§ **DATASET CONTENT**:
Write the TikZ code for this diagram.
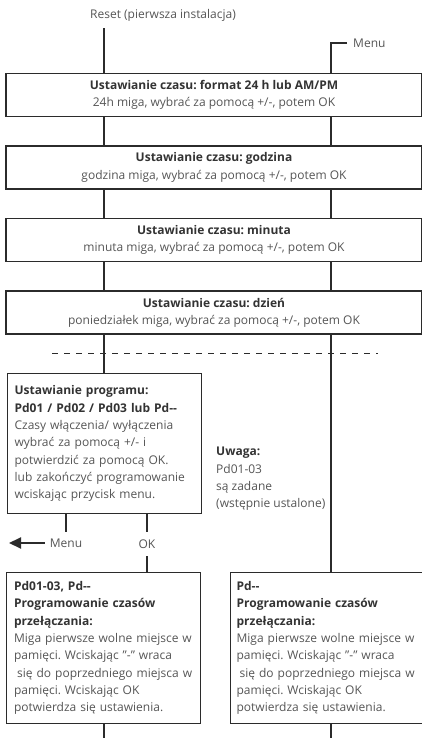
\documentclass[tikz,border=0pt]{standalone}
\usepackage{fontspec}
\setmainfont{Open Sans}
\usetikzlibrary{arrows.meta}
\definecolor{txtgray}{HTML}{555555}
\definecolor{boldgray}{HTML}{333333}
\definecolor{linegray}{HTML}{2B2B2B}
\newcommand{\hd}[1]{{\bfseries\color{boldgray}#1}}
\frenchspacing

\begin{document}
\begin{tikzpicture}[x=1pt,y=-1pt,
        txt/.style={text=txtgray,font=\fontsize{12}{17.3}\selectfont},
        wide/.style={txt,draw=linegray,line width=1.2pt,minimum width=416pt,minimum height=43pt,align=center,inner sep=0pt},
        progbox/.style={txt,draw=linegray,line width=1.2pt,anchor=north west,align=left,inner ysep=0pt},
        flow/.style={draw=linegray,line width=2pt},
        sep/.style={draw=linegray,line width=0.8pt,dash pattern=on 6pt off 6pt}]
    \useasboundingbox (0,0) rectangle (422,738);

    % Columns of the two flows
    \coordinate (colL) at (104,0);
    \coordinate (colR) at (331,0);

    % Entries
    \node[txt,minimum height=26pt,inner sep=0pt] (reset) at (163,15) {Reset (pierwsza instalacja)};
    \node[txt,anchor=west,inner xsep=6pt] (menuin) at (347,43) {Menu};

    % Time setting
    \node[wide] (fmt) at (214,95) {\hd{Ustawianie czasu: format 24 h lub AM/PM}\\24h miga, wybrać za pomocą +/-, potem OK};
    \node[wide] (godz) at (214,167.5) {\hd{Ustawianie czasu: godzina}\\godzina miga, wybrać za pomocą +/-, potem OK};
    \node[wide] (min) at (214,240) {\hd{Ustawianie czasu: minuta}\\minuta miga, wybrać za pomocą +/-, potem OK};
    \node[wide] (dzien) at (214,312.5) {\hd{Ustawianie czasu: dzień}\\poniedziałek miga, wybrać za pomocą +/-, potem OK};

    % Separator
    \draw[sep] (52,353) -- (378,353);

    % Program setting
    \node[progbox,text width=180pt,inner xsep=7pt,minimum height=140pt] (prog) at (7,373)
        {\hd{Ustawianie programu:}\\\hd{Pd01 / Pd02 / Pd03 lub Pd-{}-}\\Czasy włączenia/ wyłączenia\\wybrać za pomocą +/- i\\potwierdzić za pomocą OK.\\lub zakończyć programowanie\\wciskając przycisk menu.};
    \node[txt,anchor=west,align=left,inner sep=0pt] (uwaga) at (216,479)
        {\hd{Uwaga:}\\Pd01-03\\są zadane\\(wstępnie ustalone)};

    \node[txt,minimum height=22pt,inner xsep=5pt,inner ysep=0pt] (menuout) at (66,543) {Menu};
    \node[txt,minimum height=24pt,inner sep=0pt] (ok) at (147,544) {OK};
    \coordinate (menuend) at (9,543);

    % Switching times
    \node[progbox,text width=179pt,inner xsep=7.5pt,minimum height=151pt] (progL) at (6,572)
        {\hd{Pd01-03, Pd-{}-}\\\hd{Programowanie czasów}\\\hd{przełączania:}\\Miga pierwsze wolne miejsce w\\pamięci. Wciskając "-" wraca\\\hspace{3pt}się do poprzedniego miejsca w\\pamięci. Wciskając OK\\potwierdza się ustawienia.};
    \node[progbox,text width=182pt,inner xsep=6pt,minimum height=151pt] (progR) at (230,572)
        {\hd{Pd-{}-}\\\hd{Programowanie czasów}\\\hd{przełączania:}\\Miga pierwsze wolne miejsce w\\pamięci. Wciskając "-" wraca\\\hspace{3pt}się do poprzedniego miejsca w\\pamięci. Wciskając OK\\potwierdza się ustawienia.};

    \coordinate (endL) at (104,738);
    \coordinate (endR) at (331,738);

    % Edges into first box
    \draw[flow] (reset.south -| colL) -- (fmt.north -| colL);
    \draw[flow] (menuin.west) -| (fmt.north -| colR);

    % Edges between time boxes
    \draw[flow] (fmt.south -| colL) -- (godz.north -| colL);
    \draw[flow] (fmt.south -| colR) -- (godz.north -| colR);
    \draw[flow] (godz.south -| colL) -- (min.north -| colL);
    \draw[flow] (godz.south -| colR) -- (min.north -| colR);
    \draw[flow] (min.south -| colL) -- (dzien.north -| colL);
    \draw[flow] (min.south -| colR) -- (dzien.north -| colR);

    % Edges to programming
    \draw[flow] (dzien.south -| colL) -- (prog.north -| colL);
    \draw[flow] (dzien.south -| colR) -- (progR.north -| colR);

    % Edges out of programming
    \draw[flow] (prog.south -| menuout) -- (menuout.north);
    \draw[flow,-{Triangle[length=12pt,width=11pt]}] (menuout.west) -- (menuend);
    \draw[flow] (prog.south -| ok) -- (ok.north);
    \draw[flow] (ok.south) -- (progL.north -| ok);

    % Edges leaving the bottom
    \draw[flow] (progL.south -| endL) -- (endL);
    \draw[flow] (progR.south -| endR) -- (endR);
\end{tikzpicture}
\end{document}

§ **PROMPT**: Strip out the pictures and quote the remaining data word for word.

§ **EXPECTED ANSWER**:
Write the TikZ code for this diagram.
\documentclass[tikz,border=0pt]{standalone}
\usepackage{fontspec}
\setmainfont{Open Sans}
\usetikzlibrary{arrows.meta}
\definecolor{txtgray}{HTML}{555555}
\definecolor{boldgray}{HTML}{333333}
\definecolor{linegray}{HTML}{2B2B2B}
\newcommand{\hd}[1]{{\bfseries\color{boldgray}#1}}
\frenchspacing

\begin{document}
\begin{tikzpicture}[x=1pt,y=-1pt,
        txt/.style={text=txtgray,font=\fontsize{12}{17.3}\selectfont},
        wide/.style={txt,draw=linegray,line width=1.2pt,minimum width=416pt,minimum height=43pt,align=center,inner sep=0pt},
        progbox/.style={txt,draw=linegray,line width=1.2pt,anchor=north west,align=left,inner ysep=0pt},
        flow/.style={draw=linegray,line width=2pt},
        sep/.style={draw=linegray,line width=0.8pt,dash pattern=on 6pt off 6pt}]
    \useasboundingbox (0,0) rectangle (422,738);

    % Columns of the two flows
    \coordinate (colL) at (104,0);
    \coordinate (colR) at (331,0);

    % Entries
    \node[txt,minimum height=26pt,inner sep=0pt] (reset) at (163,15) {Reset (pierwsza instalacja)};
    \node[txt,anchor=west,inner xsep=6pt] (menuin) at (347,43) {Menu};

    % Time setting
    \node[wide] (fmt) at (214,95) {\hd{Ustawianie czasu: format 24 h lub AM/PM}\\24h miga, wybrać za pomocą +/-, potem OK};
    \node[wide] (godz) at (214,167.5) {\hd{Ustawianie czasu: godzina}\\godzina miga, wybrać za pomocą +/-, potem OK};
    \node[wide] (min) at (214,240) {\hd{Ustawianie czasu: minuta}\\minuta miga, wybrać za pomocą +/-, potem OK};
    \node[wide] (dzien) at (214,312.5) {\hd{Ustawianie czasu: dzień}\\poniedziałek miga, wybrać za pomocą +/-, potem OK};

    % Separator
    \draw[sep] (52,353) -- (378,353);

    % Program setting
    \node[progbox,text width=180pt,inner xsep=7pt,minimum height=140pt] (prog) at (7,373)
        {\hd{Ustawianie programu:}\\\hd{Pd01 / Pd02 / Pd03 lub Pd-{}-}\\Czasy włączenia/ wyłączenia\\wybrać za pomocą +/- i\\potwierdzić za pomocą OK.\\lub zakończyć programowanie\\wciskając przycisk menu.};
    \node[txt,anchor=west,align=left,inner sep=0pt] (uwaga) at (216,479)
        {\hd{Uwaga:}\\Pd01-03\\są zadane\\(wstępnie ustalone)};

    \node[txt,minimum height=22pt,inner xsep=5pt,inner ysep=0pt] (menuout) at (66,543) {Menu};
    \node[txt,minimum height=24pt,inner sep=0pt] (ok) at (147,544) {OK};
    \coordinate (menuend) at (9,543);

    % Switching times
    \node[progbox,text width=179pt,inner xsep=7.5pt,minimum height=151pt] (progL) at (6,572)
        {\hd{Pd01-03, Pd-{}-}\\\hd{Programowanie czasów}\\\hd{przełączania:}\\Miga pierwsze wolne miejsce w\\pamięci. Wciskając "-" wraca\\\hspace{3pt}się do poprzedniego miejsca w\\pamięci. Wciskając OK\\potwierdza się ustawienia.};
    \node[progbox,text width=182pt,inner xsep=6pt,minimum height=151pt] (progR) at (230,572)
        {\hd{Pd-{}-}\\\hd{Programowanie czasów}\\\hd{przełączania:}\\Miga pierwsze wolne miejsce w\\pamięci. Wciskając "-" wraca\\\hspace{3pt}się do poprzedniego miejsca w\\pamięci. Wciskając OK\\potwierdza się ustawienia.};

    \coordinate (endL) at (104,738);
    \coordinate (endR) at (331,738);

    % Edges into first box
    \draw[flow] (reset.south -| colL) -- (fmt.north -| colL);
    \draw[flow] (menuin.west) -| (fmt.north -| colR);

    % Edges between time boxes
    \draw[flow] (fmt.south -| colL) -- (godz.north -| colL);
    \draw[flow] (fmt.south -| colR) -- (godz.north -| colR);
    \draw[flow] (godz.south -| colL) -- (min.north -| colL);
    \draw[flow] (godz.south -| colR) -- (min.north -| colR);
    \draw[flow] (min.south -| colL) -- (dzien.north -| colL);
    \draw[flow] (min.south -| colR) -- (dzien.north -| colR);

    % Edges to programming
    \draw[flow] (dzien.south -| colL) -- (prog.north -| colL);
    \draw[flow] (dzien.south -| colR) -- (progR.north -| colR);

    % Edges out of programming
    \draw[flow] (prog.south -| menuout) -- (menuout.north);
    \draw[flow,-{Triangle[length=12pt,width=11pt]}] (menuout.west) -- (menuend);
    \draw[flow] (prog.south -| ok) -- (ok.north);
    \draw[flow] (ok.south) -- (progL.north -| ok);

    % Edges leaving the bottom
    \draw[flow] (progL.south -| endL) -- (endL);
    \draw[flow] (progR.south -| endR) -- (endR);
\end{tikzpicture}
\end{document}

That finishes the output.